# [Records supplied]
%%

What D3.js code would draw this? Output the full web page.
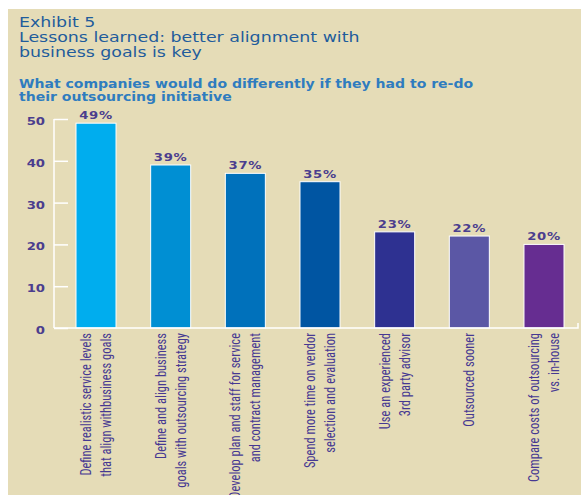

%%
%%

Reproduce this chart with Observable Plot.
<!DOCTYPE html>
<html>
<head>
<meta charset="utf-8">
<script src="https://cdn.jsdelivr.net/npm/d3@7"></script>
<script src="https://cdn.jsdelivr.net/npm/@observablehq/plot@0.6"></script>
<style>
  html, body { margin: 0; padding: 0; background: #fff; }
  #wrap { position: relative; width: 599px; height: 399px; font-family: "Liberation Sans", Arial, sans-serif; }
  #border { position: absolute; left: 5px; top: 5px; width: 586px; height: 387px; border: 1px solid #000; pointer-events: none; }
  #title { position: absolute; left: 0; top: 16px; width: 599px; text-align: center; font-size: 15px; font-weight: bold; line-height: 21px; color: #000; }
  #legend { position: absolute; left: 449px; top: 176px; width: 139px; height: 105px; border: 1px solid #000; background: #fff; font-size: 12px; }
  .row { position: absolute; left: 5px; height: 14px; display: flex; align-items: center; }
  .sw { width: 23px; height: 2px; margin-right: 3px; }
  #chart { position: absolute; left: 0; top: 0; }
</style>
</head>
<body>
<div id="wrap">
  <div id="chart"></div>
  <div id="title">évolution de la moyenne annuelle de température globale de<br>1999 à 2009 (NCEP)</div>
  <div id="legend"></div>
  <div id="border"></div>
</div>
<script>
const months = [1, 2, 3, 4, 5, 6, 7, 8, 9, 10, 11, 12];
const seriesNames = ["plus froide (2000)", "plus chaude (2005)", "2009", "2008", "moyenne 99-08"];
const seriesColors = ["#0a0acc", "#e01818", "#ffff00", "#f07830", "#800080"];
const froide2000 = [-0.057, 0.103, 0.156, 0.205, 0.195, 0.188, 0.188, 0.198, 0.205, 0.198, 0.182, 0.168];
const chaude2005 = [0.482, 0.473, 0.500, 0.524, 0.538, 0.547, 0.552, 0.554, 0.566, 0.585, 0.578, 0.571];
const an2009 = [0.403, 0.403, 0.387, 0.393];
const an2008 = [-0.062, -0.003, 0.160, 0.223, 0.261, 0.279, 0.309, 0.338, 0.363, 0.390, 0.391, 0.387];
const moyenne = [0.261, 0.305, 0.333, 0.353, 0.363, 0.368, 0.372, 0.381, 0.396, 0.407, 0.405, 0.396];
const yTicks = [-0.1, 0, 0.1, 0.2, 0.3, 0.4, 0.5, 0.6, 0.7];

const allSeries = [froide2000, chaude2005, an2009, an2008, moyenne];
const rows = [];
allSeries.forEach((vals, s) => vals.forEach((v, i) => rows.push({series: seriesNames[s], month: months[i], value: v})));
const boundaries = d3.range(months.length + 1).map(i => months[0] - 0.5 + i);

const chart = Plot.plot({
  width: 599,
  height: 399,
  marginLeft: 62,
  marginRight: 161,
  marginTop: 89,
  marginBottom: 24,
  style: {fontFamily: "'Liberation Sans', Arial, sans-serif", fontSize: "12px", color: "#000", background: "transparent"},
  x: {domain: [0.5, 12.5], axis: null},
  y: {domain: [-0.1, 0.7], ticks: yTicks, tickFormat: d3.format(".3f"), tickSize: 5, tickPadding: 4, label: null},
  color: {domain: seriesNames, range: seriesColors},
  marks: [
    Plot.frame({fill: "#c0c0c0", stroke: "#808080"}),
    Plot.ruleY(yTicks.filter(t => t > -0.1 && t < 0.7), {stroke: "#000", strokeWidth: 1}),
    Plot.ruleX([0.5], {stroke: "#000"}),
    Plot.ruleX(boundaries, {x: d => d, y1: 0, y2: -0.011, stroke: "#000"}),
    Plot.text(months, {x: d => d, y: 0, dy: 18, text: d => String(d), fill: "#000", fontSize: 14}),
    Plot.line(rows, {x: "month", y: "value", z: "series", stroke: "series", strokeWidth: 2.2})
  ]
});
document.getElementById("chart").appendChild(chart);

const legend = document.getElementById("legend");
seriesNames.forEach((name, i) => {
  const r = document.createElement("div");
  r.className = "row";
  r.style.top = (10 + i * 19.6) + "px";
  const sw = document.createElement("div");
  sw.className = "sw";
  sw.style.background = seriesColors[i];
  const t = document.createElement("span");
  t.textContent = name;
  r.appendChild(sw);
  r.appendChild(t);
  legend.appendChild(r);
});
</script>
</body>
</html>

%%

Copy in full each line that holds the word "this".

What D3.js code would draw this? Output the full web page.
Reproduce this chart with Observable Plot.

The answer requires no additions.